Evil scientists bent on taking over the world with an army of genetically modified super-soldiers are a well-established science fiction trope and you’ve probably seen dozens of movies on the topic. But could it actually happen? After all, as brilliant as he was, Hawking was a physicist, not a geneticist, so gene editing wasn’t exactly his area of expertise. Biologist and director of the Plant Transformation Facility at Cornell University, Matthew Willmann, believes that, while theoretically possible, this scenario is highly unlikely. “Could it happen? Yeah. But there’s a lot going on to prevent that from happening,” he says. There are already strict laws and ethical codes in place to regulate gene editing. Circumventing these without attracting attention would be almost impossible. Furthermore, genetics is far too complicated and the whole process takes far too long for it to work the way it does in movies.
But let’s say for the sake of argument that there are no legal or ethical concerns. In addition to helping us eradicate diseases like HIV or cancer, what else could CRISPR theoretically do? For instance, Chinese scientists recently identified four genetic mutations of the CASC5 gene associated with a larger brain size, while a specific variant of the HMGA2 gene was also previously linked with the size of the brain and higher intelligence. A 2017 study published in Nature Genetics, which analysed the genomes of more than 78,000 individuals, identified 52 genes associated with human intelligence.

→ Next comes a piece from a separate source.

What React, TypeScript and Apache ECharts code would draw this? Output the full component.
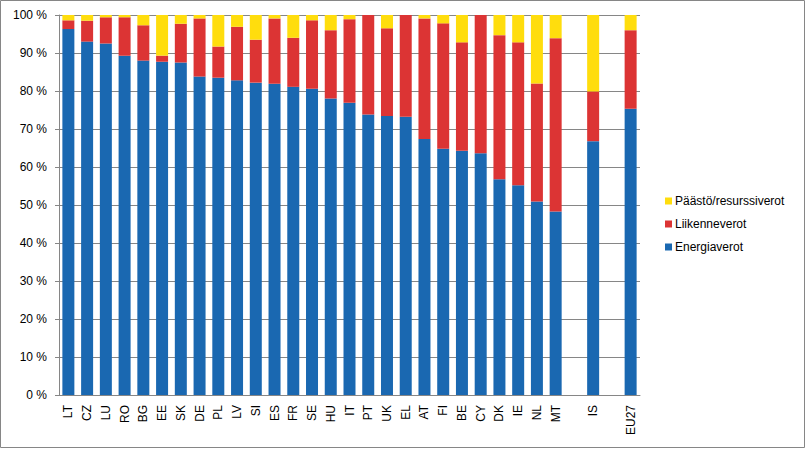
import React, { useEffect, useRef } from "react";
import * as echarts from "echarts";

const categories = ["LT","CZ","LU","RO","BG","EE","SK","DE","PL","LV","SI","ES","FR","SE","HU","IT","PT","UK","EL","AT","FI","BE","CY","DK","IE","NL","MT","","IS","","EU27"];
const energiaverot = [96.3,93.0,92.5,89.3,88.0,87.7,87.5,83.8,83.5,82.8,82.2,81.9,81.1,80.6,78.0,76.9,73.8,73.4,73.2,67.4,64.8,64.3,63.6,56.8,55.2,50.9,48.3,null,66.8,null,75.3];
const liikenneverot = [2.3,5.5,6.9,10.1,9.3,1.6,10.2,15.3,8.2,14.1,11.3,17.2,12.9,18.0,18.0,22.0,26.2,23.1,26.8,31.7,33.0,28.5,36.4,37.9,37.6,31.1,45.6,null,13.1,null,20.7];
const paastoverot = [1.4,1.5,0.6,0.6,2.7,10.7,2.3,0.9,8.3,3.1,6.5,0.9,6.0,1.4,4.0,1.1,0,3.5,0,0.9,2.2,7.2,0,5.3,7.2,18.0,6.1,null,20.1,null,4.0];
const yTicks = [0,10,20,30,40,50,60,70,80,90,100];

export default function App() {
  const ref = useRef<HTMLDivElement>(null);
  useEffect(() => {
    if (!ref.current) return;
    const chart = echarts.init(ref.current, null, { renderer: "svg" });
    const font = "'Liberation Sans', Arial, sans-serif";
    const mk = (name: string, data: (number | null)[], color: string) => ({
      name,
      type: "bar",
      stack: "total",
      data,
      barCategoryGap: "36%",
      itemStyle: { color },
    });
    chart.setOption({
      animation: false,
      graphic: [
        {
          type: "rect",
          shape: { x: 0.5, y: 0.5, width: 804, height: 447 },
          style: { fill: "none", stroke: "#868686", lineWidth: 1 },
          silent: true,
        },
      ],
      grid: { left: 59, right: 167, top: 15, bottom: 54 },
      legend: {
        orient: "vertical",
        left: 660,
        top: 189,
        itemWidth: 7,
        itemHeight: 7,
        itemGap: 9,
        icon: "rect",
        data: ["Päästö/resurssiverot", "Liikenneverot", "Energiaverot"],
        textStyle: { fontFamily: font, fontSize: 12, color: "#000", lineHeight: 14, padding: [0, 0, 0, -2] },
      },
      xAxis: {
        type: "category",
        data: categories,
        axisLine: { lineStyle: { color: "#868686", width: 1 } },
        axisTick: { show: false },
        axisLabel: { rotate: 90, interval: 0, fontFamily: font, fontSize: 12, color: "#000", margin: 10 },
      },
      yAxis: {
        type: "value",
        min: 0,
        max: 100,
        interval: 10,
        axisLine: { show: true, lineStyle: { color: "#868686", width: 1 } },
        axisTick: { show: true, length: 4, lineStyle: { color: "#868686" } },
        splitLine: { lineStyle: { color: "#868686", width: 1 } },
        axisLabel: {
          fontFamily: font,
          fontSize: 12,
          color: "#000",
          margin: 12,
          formatter: (v: number) => (yTicks.includes(v) ? v + " %" : ""),
        },
      },
      series: [
        mk("Energiaverot", energiaverot, "#1A68B1"),
        mk("Liikenneverot", liikenneverot, "#DC3434"),
        mk("Päästö/resurssiverot", paastoverot, "#FFDD0D"),
      ],
    });
    return () => chart.dispose();
  }, []);
  return (
    <div
      ref={ref}
      style={{ position: "fixed", left: 0, top: 0, width: 807, height: 449, background: "#fff" }}
    />
  );
}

According to the researchers, though, none of the genes identified contributed more than a small fraction of a percentage point to intelligence, which means that they can’t be the only ones that influence this trait, and further research is required before we can better understand how intelligence is formed in the brain and whether it’s purely genetic. However, these discoveries open the door to one day using CRISPR to increase the intelligence of an embryo. That’s not all, though. In theory, we could also use the same approach to enhance almost any other physiological trait, including bone density, muscle strength, resistance to extreme temperatures or radiation, psychological resilience, and even aging.
Despite concerns and doomsday predictions, gene editing isn’t going away anytime soon. According to a recent report, the value of the global genome editing market is expected to increase from $3.19 billion in 2017 to $6.28 billion in 2022.
There are currently more than 2,800 ongoing gene therapy clinical trials around the world, targeting a wide variety of diseases, including cancer, sickle cell anemia, and muscular dystrophy. Major pharmaceutical companies, such as Novartis, GlaxoSmithKline, Bayer, Pfizer, and Merck have also recognised the business opportunity offered by this field and are investing heavily in the small companies that are running these trials.
The discovery of CRISPR brought genetic engineering into the mainstream and raised a myriad of safety and ethical concerns. Although it’s highly unlikely that gene editing could lead to the creation of superhumans, this scenario can’t be dismissed outright and remains a distinct theoretical possibility. This is why we need to tread carefully with gene editing technologies like CRISPR. It’s an incredibly promising technology, but we still don’t know enough about it to justify its use on humans. Until that changes, gene editing is likely to remain a highly regulated field, especially in germline editing, which has been banned in more than 40 countries around the world. Research will continue, though, backed by major pharmaceutical companies, and should provide the answers we’re looking for in time.